Chanting “Quack, quack, quack!” off I’d march to the bath room.
I was a happy child then, without a mother or father but happy none the less.
It was a Sunday in May when I woke to find my aunt Debra still in bed with me. With all my might I tried to wake her but she wouldn’t budge. Doc lay quietly at the end of the bed as I tried to wake her, muffled whimpers coming from him occasionally. He didn’t follow me as I ran from the house, hot tears streaming from my eyes down my face. Florida’s humid, sticky air washed over me as I made a mad dash across the yard and down the road to our nearest neighbor’s house. I threw myself against Ms. Smiths’ screen door, sobbing and banging on it loudly. “Help! Ms. Smith, help!” I yelled at the top of my lungs.
The old widow came sprinting out to me wrapped in a puffy pink robe. After explaining to her what all the screaming was about she called for help. I waited on her floral couch for what seemed like hours. Ms. Smith found me there later and crushed me to her breast as she sobbed on the top of my head. “You poor child,” she snuffed into my hair. I cried into her pink rode not because I knew what was going on but because I was utterly confused. I wanted my Aunt Debra and I wanted out of this woman’s house.
I didn’t know death back then. A constant hand that leered dormant over my life until it came smacking down, whisking away what I loved and cherished most. The people I loved were always being swiped away by one thing or another, death or black curtains, leaving me to travel alone to the next perch I could rest on. You can only be slapped down so many times before you learn your lesson and stop getting back up. My mother died shortly after sending me to live with my aunt. She had known for a while she had cancer and it was growing, bent on having her life. She didn’t want to get better; the black curtain had blinded her of all hopes of getting better and being happy. The billowing curtains waved farewell to her in her bed a few weeks after they fluttered partings to me. As I grew older I learned this, and that my Aunt Debra was also taken by the same cancer. I like to think she didn’t know of the sickness that was developing in her, that she didn’t just choose to leave me without a fight.
Lifting my hand up I rubbed it against my damp peach fuzz, all that’s left of my hair after the chemotherapy. Maybe it’s ironic that I will die of the same sickness my two dearest guardians died from, or maybe it’s just bad luck. Either way I refuse to go down without a brawl. My mother once told me that the world has teeth that sink deep into the toughest person skin, but what tears you apart the most is trying to keep the world out. It does no one any good trying to keep life’s challenges at bay; instead you have to try to do the best with what you have without giving up. Once you give up, you sink.

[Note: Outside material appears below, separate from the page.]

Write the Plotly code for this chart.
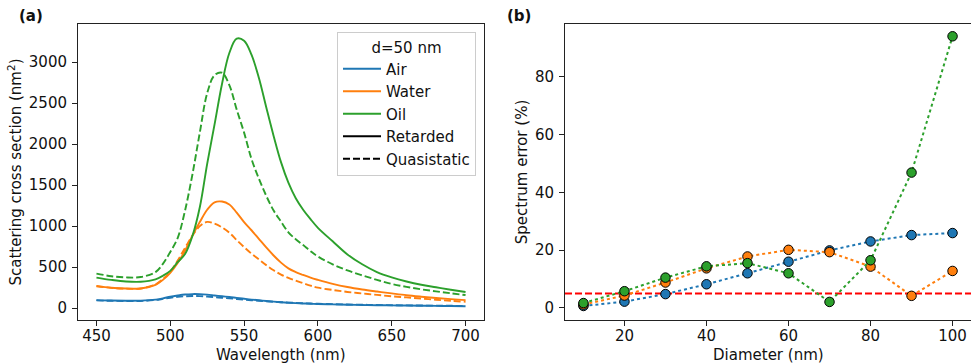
import plotly.graph_objects as go

# ---------------- Panel (a) data ----------------
wavelength = [450, 460, 470, 480, 490, 495, 500, 505, 510, 515, 520, 525, 530, 535, 540,
              545, 550, 555, 560, 565, 570, 575, 580, 585, 590, 595, 600, 610, 620, 630, 640, 650,
              660, 670, 680, 690, 700]

air_ret = [98, 93, 91, 92, 104, 120, 140, 155, 167, 172, 171, 165, 155, 145, 136,
           125, 115, 105, 96, 88, 80, 73, 67, 62, 58, 54, 51, 47, 42, 39, 36, 34,
           32, 30, 28, 26, 24]
air_qs = [95, 90, 87, 88, 100, 113, 127, 138, 145, 148, 147, 142, 135, 127, 120,
          112, 104, 97, 90, 84, 78, 73, 68, 64, 60, 57, 54, 49, 45, 42, 39, 36,
          34, 32, 31, 29, 28]
water_ret = [272, 250, 240, 240, 285, 345, 430, 550, 700, 885, 1050, 1200, 1290, 1300, 1265,
             1165, 1050, 950, 845, 740, 642, 555, 485, 440, 405, 372, 345, 297, 258, 228, 203, 180,
             158, 140, 124, 110, 98]
water_qs = [268, 248, 238, 240, 290, 355, 445, 580, 735, 885, 1000, 1052, 1030, 985, 920,
            830, 745, 665, 595, 525, 462, 410, 370, 335, 305, 275, 250, 222, 198, 180, 162, 145,
            132, 118, 103, 90, 78]
oil_ret = [373, 345, 325, 322, 352, 395, 455, 560, 660, 880, 1230, 1760, 2240, 2730, 3110,
           3285, 3260, 3090, 2810, 2450, 2100, 1780, 1530, 1340, 1200, 1085, 980, 815, 655, 535, 440, 375,
           325, 285, 255, 225, 197]
oil_qs = [422, 390, 375, 380, 440, 540, 685, 855, 1190, 1630, 2140, 2620, 2840, 2870, 2720,
          2420, 2140, 1820, 1580, 1370, 1190, 1055, 925, 840, 770, 695, 630, 535, 460, 400, 345, 295,
          260, 230, 205, 182, 160]

# ---------------- Panel (b) data ----------------
diameter = [10, 20, 30, 40, 50, 60, 70, 80, 90, 100]
err_air = [0.7, 2.2, 4.8, 8.2, 12.0, 16.0, 19.9, 23.0, 25.2, 25.9]
err_water = [1.2, 4.3, 8.8, 13.7, 17.8, 20.1, 19.3, 14.3, 4.2, 12.8]
err_oil = [1.7, 5.8, 10.5, 14.4, 15.5, 12.0, 2.1, 16.5, 46.8, 93.9]
threshold = 5

BLUE, ORANGE, GREEN = "#1f77b4", "#ff7f0e", "#2ca02c"
FONT = "DejaVu Sans"
FS = 15
DASH = "7px,3px"

fig = go.Figure()

for ret, qs, col in [(air_ret, air_qs, BLUE), (water_ret, water_qs, ORANGE), (oil_ret, oil_qs, GREEN)]:
    fig.add_trace(go.Scatter(x=wavelength, y=ret, mode="lines", showlegend=False,
                             line=dict(color=col, width=1.9, shape="spline", smoothing=1.0),
                             xaxis="x", yaxis="y"))
    fig.add_trace(go.Scatter(x=wavelength, y=qs, mode="lines", showlegend=False,
                             line=dict(color=col, width=1.9, dash=DASH, shape="spline", smoothing=1.0),
                             xaxis="x", yaxis="y"))

# legend entries
for name, col, dash in [("Air", BLUE, "solid"), ("Water", ORANGE, "solid"), ("Oil", GREEN, "solid"),
                        ("Retarded", "black", "solid"), ("Quasistatic", "black", DASH)]:
    fig.add_trace(go.Scatter(x=[None], y=[None], mode="lines", name=name,
                             line=dict(color=col, width=1.9, dash=dash), xaxis="x", yaxis="y"))

for err, col in [(err_air, BLUE), (err_water, ORANGE), (err_oil, GREEN)]:
    fig.add_trace(go.Scatter(x=diameter, y=err, mode="lines+markers", showlegend=False,
                             line=dict(color=col, width=2, dash="dot"),
                             marker=dict(color=col, size=9.5, line=dict(color="black", width=1)),
                             xaxis="x2", yaxis="y2"))

fig.add_shape(type="line", xref="x2 domain", yref="y2", x0=0, x1=1, y0=threshold, y1=threshold,
              line=dict(color="red", width=1.9, dash=DASH), layer="below")

axis_common = dict(showline=True, mirror=True, linecolor="#222", linewidth=1,
                   ticks="outside", ticklen=5, tickwidth=1, tickcolor="#222",
                   showgrid=False, zeroline=False,
                   tickfont=dict(family=FONT, size=FS, color="#111"))

fig.update_layout(
    width=971, height=364,
    margin=dict(l=0, r=0, t=0, b=0, autoexpand=False),
    paper_bgcolor="white", plot_bgcolor="white",
    font=dict(family=FONT, size=FS, color="#111"),
    xaxis=dict(domain=[78 / 971, 484 / 971], range=[437.5, 712.5], tickvals=[450, 500, 550, 600, 650, 700],
               ticklabelstandoff=-3, anchor="y", **axis_common),
    yaxis=dict(domain=[44 / 364, 340 / 364], range=[-144, 3464], tickvals=[0, 500, 1000, 1500, 2000, 2500, 3000],
               ticklabelstandoff=2,
               title=dict(text="Scattering cross section (nm<sup>2</sup>)", standoff=3, font=dict(size=FS)),
               anchor="x", **axis_common),
    xaxis2=dict(domain=[565 / 971, 1.0], range=[5.5, 104.5], tickvals=[20, 40, 60, 80, 100],
                ticklabelstandoff=-3, anchor="y2", **axis_common),
    yaxis2=dict(domain=[44 / 364, 340 / 364], range=[-4.15, 98.15], tickvals=[0, 20, 40, 60, 80],
                ticklabelstandoff=2,
                title=dict(text="Spectrum error (%)", standoff=3, font=dict(size=FS)), anchor="x2", **axis_common),
    legend=dict(x=476 / 971, xanchor="right", y=(364 - 32) / 364, yanchor="top",
                bgcolor="rgba(255,255,255,0.8)", bordercolor="#cccccc", borderwidth=1,
                font=dict(family=FONT, size=FS, color="#111"),
                title=dict(text="d=50 nm", side="top center", font=dict(family=FONT, size=FS)),
                itemwidth=38, tracegroupgap=0),
    annotations=[
        dict(text="<b>(a)</b>", x=17 / 971, y=(364 - 16) / 364, xref="paper", yref="paper",
             xanchor="left", yanchor="middle", showarrow=False, font=dict(family=FONT, size=FS, color="#111")),
        dict(text="<b>(b)</b>", x=505 / 971, y=(364 - 16) / 364, xref="paper", yref="paper",
             xanchor="left", yanchor="middle", showarrow=False, font=dict(family=FONT, size=FS, color="#111")),
        dict(text="Wavelength (nm)", x=281 / 971, y=(364 - 355) / 364, xref="paper", yref="paper",
             xanchor="center", yanchor="middle", showarrow=False, font=dict(family=FONT, size=FS, color="#111")),
        dict(text="Diameter (nm)", x=768 / 971, y=(364 - 355) / 364, xref="paper", yref="paper",
             xanchor="center", yanchor="middle", showarrow=False, font=dict(family=FONT, size=FS, color="#111")),
    ],
)

fig.write_html("out.html")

The sun began to poke through the clouds, sending down warm rays of light. I stood to leave, brushing my pants off the best I could. I knew I wouldn’t be back here to this place again even if the cancer allowed me to stick around for a few more years. “I miss you Aunt Debra,” I whispered to no one in particular.
I hoped my aunt wasn’t around to hear me. Instead I wanted her to be off in some magical place whether it is heaven or not. It just felt nice talking to her again like old times. I liked the way her name rolled off my tongue like it did when I was young and asking for a vase to put my fist full of violets in.